Combinators for the Primitive Recursive Functions

Question

It is well-known that the S and K combinators are Turing Complete. Are there combinators that suffice to yield (only) the primitive recursive functions?

Answer 1

Yes, but you have to consider typed combinators. That is, you need to give $S$ and $K$ the following type schemas: $$ \begin{array}{lcl} K & : & A \to B \to A \\ S & : & (A \to B \to C) \to (A \to B) \to (A \to C) \end{array} $$ where $A, B$, and $C$ are meta-variables which can be instantiated to any concrete type at each use.

Then, you want to add the type $\mathbb{N}$ of natural numbers to the language of types, and add the following combinators: $$ \begin{array}{lcl} z & : & \mathbb{N} \\ succ & : & \mathbb{N} \to \mathbb{N} \\ iter & : & \mathbb{N} \to (\mathbb{N} \to \mathbb{N} \to \mathbb{N}) \to \mathbb{N} \to \mathbb{N} \end{array} $$

The equality rules for the additions are: $$ \begin{array}{lcl} iter\;i\;f\;z & = & i \\ iter\;i\;f\;(succ\;e) & = & f(e,\;iter\;i\;f\;e) \end{array} $$

It's much easier to read the programs you write, if you just write programs in the simply-typed lambda calculus, augmented with the numerals and iteration. The system I've described is a restriction of Goedel's T, the language of higher-type arithmetic. In Goedel's T, the typing for iteration is less limited: $$ \begin{array}{lcl} iter & : & A \to (A \to A) \to \mathbb{N} \to A \end{array} $$ In T, you can instantiate $iter$ at any type, not just the type of natural numbers. This takes you past primitive recursion, and lets you define things like Ackermann's function.

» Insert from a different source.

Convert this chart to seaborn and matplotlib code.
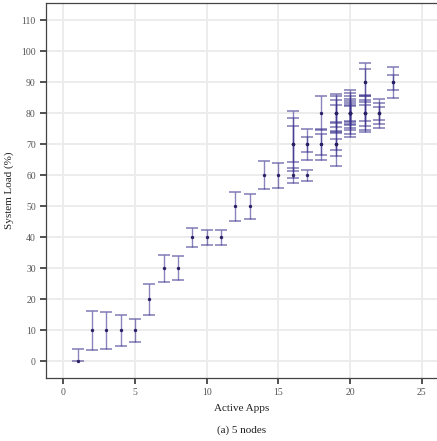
import numpy as np
import pandas as pd
import matplotlib
matplotlib.use("Agg")
import matplotlib.pyplot as plt
import seaborn as sns

# Measured system load per run: number of active apps, mean load (%), and spread (%)
apps = [1, 2, 3, 4, 5, 6, 7, 8, 9, 10, 11, 12, 13, 14, 15,
        16, 16, 16, 16,
        17, 17, 17,
        18, 18, 18,
        19, 19, 19, 19, 19, 19, 19,
        20, 20, 20, 20, 20, 20, 20, 20,
        21, 21, 21, 21, 21, 21,
        22, 22, 22,
        23, 23]
load = [0, 10, 10, 10, 10, 20, 30, 30, 40, 40, 40, 50, 50, 60, 60,
        70, 70, 70, 60,
        70, 70, 60,
        80, 70, 70,
        80, 80, 80, 80, 70, 70, 70,
        80, 80, 80, 80, 80, 80, 80, 80,
        90, 90, 80, 80, 80, 80,
        80, 80, 80,
        90, 90]
spread = [4.0, 6.3, 5.9, 5.1, 3.7, 5.0, 4.4, 3.9, 3.0, 2.5, 2.5, 4.8, 4.0, 4.5, 4.0,
          10.7, 8.6, 5.8, 2.3,
          5.0, 2.4, 1.8,
          5.5, 5.0, 3.3,
          6.3, 5.6, 4.4, 2.8, 7.0, 3.9, 1.7,
          7.6, 6.6, 5.5, 4.7, 3.9, 3.4, 2.8, 2.3,
          6.3, 4.3, 6.0, 5.5, 4.2, 2.6,
          4.6, 3.5, 2.0,
          5.1, 2.5]

x_ticks = [0, 5, 10, 15, 20, 25]
y_ticks = [0, 10, 20, 30, 40, 50, 60, 70, 80, 90, 100, 110]

df = pd.DataFrame({"apps": apps, "load": load, "spread": spread})
# load cannot go below zero, so the lower whisker is clipped there
df["lower"] = np.minimum(df["spread"], df["load"])

sns.set_theme(style="whitegrid")
plt.rcParams["font.family"] = ["Liberation Serif", "DejaVu Serif"]

fig = plt.figure(figsize=(4.37, 4.41), dpi=100)
ax = fig.add_axes([46 / 437, 63 / 441, 1 - 46 / 437, 375 / 441])
ax.set_facecolor("white")

bar_color = "#3d3490"
point_color = "#2b2266"

ax.errorbar(df["apps"], df["load"], yerr=[df["lower"], df["spread"]],
            fmt="none", ecolor=bar_color, elinewidth=1.0, capsize=4.6,
            capthick=1.2, alpha=0.6, zorder=3)
sns.scatterplot(data=df, x="apps", y="load", ax=ax, color=point_color,
                s=6, marker="o", linewidth=0,
                zorder=4, legend=False)

ax.set_xlim(-1.2, 26.05)
ax.set_ylim(-5.35, 115.6)
ax.set_xticks(x_ticks)
ax.set_yticks(y_ticks)

ax.grid(True, color="#ebebeb", linewidth=1.3)
ax.set_axisbelow(True)

for side in ["left", "bottom", "top"]:
    ax.spines[side].set_visible(True)
    ax.spines[side].set_color("#444444")
    ax.spines[side].set_linewidth(0.9)
ax.spines["right"].set_visible(False)

ax.tick_params(axis="both", which="major", direction="out", length=4.3,
               width=1.2, color="#333333", labelsize=7, labelcolor="#555555",
               pad=3, left=True, bottom=True)

ax.set_xlabel("Active Apps", fontsize=8, color="#222222", labelpad=5)
ax.set_ylabel("System Load (%)", fontsize=8, color="#222222", labelpad=5)

fig.text(0.5 + 23 / 437, 11 / 441, "(a) 5 nodes", ha="center", va="center",
         fontsize=8, color="#222222")

fig.savefig("out.png", dpi=100)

EDIT: Xoff asked how to encode the predecessor function. It follows via a standard trick of Kleene's. To explain, I'll use lambda-notation for this (which can be eliminated with bracket-abstraction), since that's far more readable. First, assume that we have pairs and the more general type for $\mathit{iter}$. Then, we can define:

$$ \begin{array}{lcl} pred' & = & \lambda k.\;iter \;(z, z) \; (\lambda (n, n').\; (succ\;n, n))\;k\\ pred & = & \lambda k.\;snd(pred'\;k) \end{array} $$

If you just have the nat-type iterator, then you already have the predecessor as $iter\;z\;K$.